__WHAT IS BEING ASKED__: Once the pictures are set aside, transcribe the remaining data exactly.

__PROVIDED DATA__:
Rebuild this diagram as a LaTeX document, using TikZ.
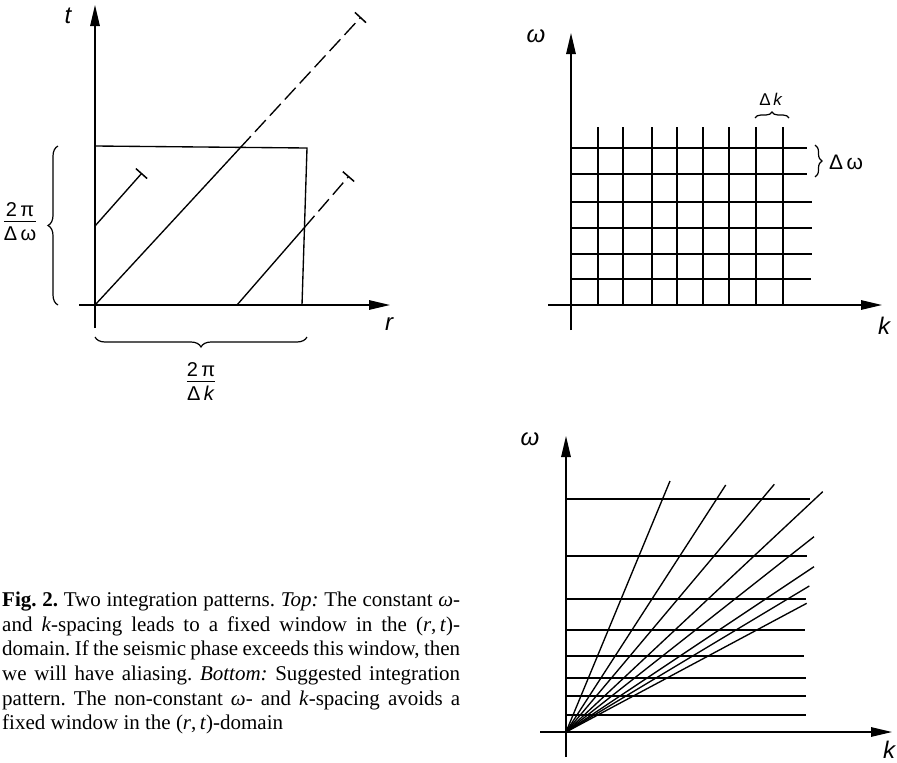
\documentclass[tikz,border=0pt]{standalone}
\usepackage{fontspec}
\setmainfont{Liberation Serif}
\newfontfamily\lblfont{Liberation Sans}
\usetikzlibrary{arrows.meta,decorations.pathreplacing}
\begin{document}
\frenchspacing
\begin{tikzpicture}[x=1pt,y=-1pt,
  ln/.style={line width=1.35pt},
  axis/.style={line width=1.35pt,-{Triangle[length=21pt,width=9.5pt]}},
  dsh/.style={line width=1.35pt,dash pattern=on 16pt off 6pt},
  capped/.style={-{Bar[width=15pt,line width=1.5pt]}},
  brc/.style={decorate,decoration={brace,amplitude=10pt},line width=1.2pt},
  lbl/.style={font=\lblfont\itshape\fontsize{24}{28}\selectfont,inner sep=0pt},
  fr/.style={font=\lblfont\fontsize{20}{22}\selectfont,inner sep=0pt},
  captxt/.style={font=\fontsize{21}{25}\selectfont,anchor=base west,inner sep=0pt}
]
\useasboundingbox (0,0) rectangle (897,763);
\setlength\arrayrulewidth{1.3pt}

% ---------- top-left (r,t) ----------
\coordinate (O1) at (95,305);
\coordinate (tB) at (95,328);
\coordinate (tT) at (95,5);
\coordinate (rL) at (79,305);
\coordinate (rR) at (390,305);
\draw[axis] (tB) -- (tT);
\draw[axis] (rL) -- (rR);
\coordinate (w1) at (95,146);
\coordinate (w2) at (307,148);
\coordinate (w3) at (302,305);
\draw[ln] (w1) -- (w2) -- (w3);
% main diagonal
\coordinate (m1) at (240,148);
\coordinate (m2) at (361,17);
\draw[ln] (O1) -- (m1);
\draw[dsh,capped] (m1) -- (m2);
% short line
\coordinate (s0) at (95,226);
\coordinate (s1) at (142,173);
\draw[ln,capped] (s0) -- (s1);
% right line
\coordinate (q0) at (237,305);
\coordinate (q1) at (304,228);
\coordinate (q2) at (349,176);
\draw[ln] (q0) -- (q1);
\draw[dsh,capped] (q1) -- (q2);
% braces
\coordinate (bl0) at (58,305);
\coordinate (bl1) at (58,146);
\draw[brc] (bl0) -- (bl1);
\coordinate (bb0) at (307,337);
\coordinate (bb1) at (95,337);
\draw[brc] (bb0) -- (bb1);
\node[fr] (fw) at (20,224) {\begin{tabular}{@{}c@{}}2\,π\\[-2pt]\hline\rule{0pt}{18pt}Δ\,ω\end{tabular}};
\node[fr] (fk) at (201,384) {\begin{tabular}{@{}c@{}}2\,π\\[-2pt]\hline\rule{0pt}{18pt}Δ\,\textit{k}\end{tabular}};
\node[lbl] (lt) at (68,16) {t};
\node[lbl] (lr) at (389,324) {r};

% ---------- top-right grid ----------
\coordinate (O2) at (571,305);
\coordinate (wB) at (571,330);
\coordinate (wT) at (571,33);
\coordinate (kL) at (548,305);
\coordinate (kR) at (882,305);
\draw[axis] (wB) -- (wT);
\draw[axis] (kL) -- (kR);
\foreach \x in {598,623,652,677,703,729,756,783}
  \draw[ln] (\x,305) -- (\x,127);
\foreach \y/\e in {148/807,174/807,202/812,228/812,254/812,279/811}
  \draw[ln] (571,\y) -- (\e,\y);
\coordinate (dk0) at (755,118);
\coordinate (dk1) at (789,118);
\draw[brc,decoration={brace,amplitude=6pt}] (dk0) -- (dk1);
\coordinate (dw0) at (815,145);
\coordinate (dw1) at (815,177);
\draw[brc,decoration={brace,amplitude=7pt}] (dw0) -- (dw1);
\node[fr,font=\lblfont\fontsize{17}{20}\selectfont] (ldk) at (771,99) {Δ\,\textit{k}};
\node[fr,font=\lblfont\fontsize{21}{24}\selectfont] (ldw) at (846,162) {Δ\,ω};
\node[lbl] (lw2) at (536,36) {ω};
\node[lbl] (lk2) at (884,326) {k};

% ---------- bottom-right fan ----------
\coordinate (O3) at (566,732);
\coordinate (vB) at (566,757);
\coordinate (vT) at (566,436);
\coordinate (hL) at (540,732);
\coordinate (hR) at (892,732);
\draw[axis] (vB) -- (vT);
\draw[axis] (hL) -- (hR);
\foreach \y/\e in {499/810,556/807,599/806,630/804.5,656/804,678/806,696/806,715/806}
  \draw[ln] (566,\y) -- (\e,\y);
\foreach \p in {(670,481),(725.7,485),(774.3,484.3),(822.7,491.7),(814,536.7),(814,566.7),(809.3,586),(806.7,603.3)}
  \draw[ln] (O3) -- \p;
\node[lbl] (lw3) at (530,439) {ω};
\node[lbl] (lk3) at (889,750) {k};

% ---------- caption ----------
\node[captxt] (c1) at (2,606) {\makebox[458pt][s]{\textbf{Fig. 2.} Two integration patterns. \textit{Top:} The constant \textit{ω}-}};
\node[captxt] (c2) at (2,631) {\makebox[458pt][s]{and \textit{k}-spacing leads to a fixed window in the (\textit{r},\,\textit{t})-}};
\node[captxt] (c3) at (2,655.5) {\makebox[458pt][s]{domain. If the seismic phase exceeds this window, then}};
\node[captxt] (c4) at (2,680.5) {\makebox[458pt][s]{we will have aliasing. \textit{Bottom:} Suggested integration}};
\node[captxt] (c5) at (2,705) {\makebox[458pt][s]{pattern. The non-constant \textit{ω}- and \textit{k}-spacing avoids a}};
\node[captxt] (c6) at (2,729.5) {fixed window in the (\textit{r},\,\textit{t})-domain};
\end{tikzpicture}
\end{document}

__PROBLEM SOLUTION__:
Rebuild this diagram as a LaTeX document, using TikZ.
\documentclass[tikz,border=0pt]{standalone}
\usepackage{fontspec}
\setmainfont{Liberation Serif}
\newfontfamily\lblfont{Liberation Sans}
\usetikzlibrary{arrows.meta,decorations.pathreplacing}
\begin{document}
\frenchspacing
\begin{tikzpicture}[x=1pt,y=-1pt,
  ln/.style={line width=1.35pt},
  axis/.style={line width=1.35pt,-{Triangle[length=21pt,width=9.5pt]}},
  dsh/.style={line width=1.35pt,dash pattern=on 16pt off 6pt},
  capped/.style={-{Bar[width=15pt,line width=1.5pt]}},
  brc/.style={decorate,decoration={brace,amplitude=10pt},line width=1.2pt},
  lbl/.style={font=\lblfont\itshape\fontsize{24}{28}\selectfont,inner sep=0pt},
  fr/.style={font=\lblfont\fontsize{20}{22}\selectfont,inner sep=0pt},
  captxt/.style={font=\fontsize{21}{25}\selectfont,anchor=base west,inner sep=0pt}
]
\useasboundingbox (0,0) rectangle (897,763);
\setlength\arrayrulewidth{1.3pt}

% ---------- top-left (r,t) ----------
\coordinate (O1) at (95,305);
\coordinate (tB) at (95,328);
\coordinate (tT) at (95,5);
\coordinate (rL) at (79,305);
\coordinate (rR) at (390,305);
\draw[axis] (tB) -- (tT);
\draw[axis] (rL) -- (rR);
\coordinate (w1) at (95,146);
\coordinate (w2) at (307,148);
\coordinate (w3) at (302,305);
\draw[ln] (w1) -- (w2) -- (w3);
% main diagonal
\coordinate (m1) at (240,148);
\coordinate (m2) at (361,17);
\draw[ln] (O1) -- (m1);
\draw[dsh,capped] (m1) -- (m2);
% short line
\coordinate (s0) at (95,226);
\coordinate (s1) at (142,173);
\draw[ln,capped] (s0) -- (s1);
% right line
\coordinate (q0) at (237,305);
\coordinate (q1) at (304,228);
\coordinate (q2) at (349,176);
\draw[ln] (q0) -- (q1);
\draw[dsh,capped] (q1) -- (q2);
% braces
\coordinate (bl0) at (58,305);
\coordinate (bl1) at (58,146);
\draw[brc] (bl0) -- (bl1);
\coordinate (bb0) at (307,337);
\coordinate (bb1) at (95,337);
\draw[brc] (bb0) -- (bb1);
\node[fr] (fw) at (20,224) {\begin{tabular}{@{}c@{}}2\,π\\[-2pt]\hline\rule{0pt}{18pt}Δ\,ω\end{tabular}};
\node[fr] (fk) at (201,384) {\begin{tabular}{@{}c@{}}2\,π\\[-2pt]\hline\rule{0pt}{18pt}Δ\,\textit{k}\end{tabular}};
\node[lbl] (lt) at (68,16) {t};
\node[lbl] (lr) at (389,324) {r};

% ---------- top-right grid ----------
\coordinate (O2) at (571,305);
\coordinate (wB) at (571,330);
\coordinate (wT) at (571,33);
\coordinate (kL) at (548,305);
\coordinate (kR) at (882,305);
\draw[axis] (wB) -- (wT);
\draw[axis] (kL) -- (kR);
\foreach \x in {598,623,652,677,703,729,756,783}
  \draw[ln] (\x,305) -- (\x,127);
\foreach \y/\e in {148/807,174/807,202/812,228/812,254/812,279/811}
  \draw[ln] (571,\y) -- (\e,\y);
\coordinate (dk0) at (755,118);
\coordinate (dk1) at (789,118);
\draw[brc,decoration={brace,amplitude=6pt}] (dk0) -- (dk1);
\coordinate (dw0) at (815,145);
\coordinate (dw1) at (815,177);
\draw[brc,decoration={brace,amplitude=7pt}] (dw0) -- (dw1);
\node[fr,font=\lblfont\fontsize{17}{20}\selectfont] (ldk) at (771,99) {Δ\,\textit{k}};
\node[fr,font=\lblfont\fontsize{21}{24}\selectfont] (ldw) at (846,162) {Δ\,ω};
\node[lbl] (lw2) at (536,36) {ω};
\node[lbl] (lk2) at (884,326) {k};

% ---------- bottom-right fan ----------
\coordinate (O3) at (566,732);
\coordinate (vB) at (566,757);
\coordinate (vT) at (566,436);
\coordinate (hL) at (540,732);
\coordinate (hR) at (892,732);
\draw[axis] (vB) -- (vT);
\draw[axis] (hL) -- (hR);
\foreach \y/\e in {499/810,556/807,599/806,630/804.5,656/804,678/806,696/806,715/806}
  \draw[ln] (566,\y) -- (\e,\y);
\foreach \p in {(670,481),(725.7,485),(774.3,484.3),(822.7,491.7),(814,536.7),(814,566.7),(809.3,586),(806.7,603.3)}
  \draw[ln] (O3) -- \p;
\node[lbl] (lw3) at (530,439) {ω};
\node[lbl] (lk3) at (889,750) {k};

% ---------- caption ----------
\node[captxt] (c1) at (2,606) {\makebox[458pt][s]{\textbf{Fig. 2.} Two integration patterns. \textit{Top:} The constant \textit{ω}-}};
\node[captxt] (c2) at (2,631) {\makebox[458pt][s]{and \textit{k}-spacing leads to a fixed window in the (\textit{r},\,\textit{t})-}};
\node[captxt] (c3) at (2,655.5) {\makebox[458pt][s]{domain. If the seismic phase exceeds this window, then}};
\node[captxt] (c4) at (2,680.5) {\makebox[458pt][s]{we will have aliasing. \textit{Bottom:} Suggested integration}};
\node[captxt] (c5) at (2,705) {\makebox[458pt][s]{pattern. The non-constant \textit{ω}- and \textit{k}-spacing avoids a}};
\node[captxt] (c6) at (2,729.5) {fixed window in the (\textit{r},\,\textit{t})-domain};
\end{tikzpicture}
\end{document}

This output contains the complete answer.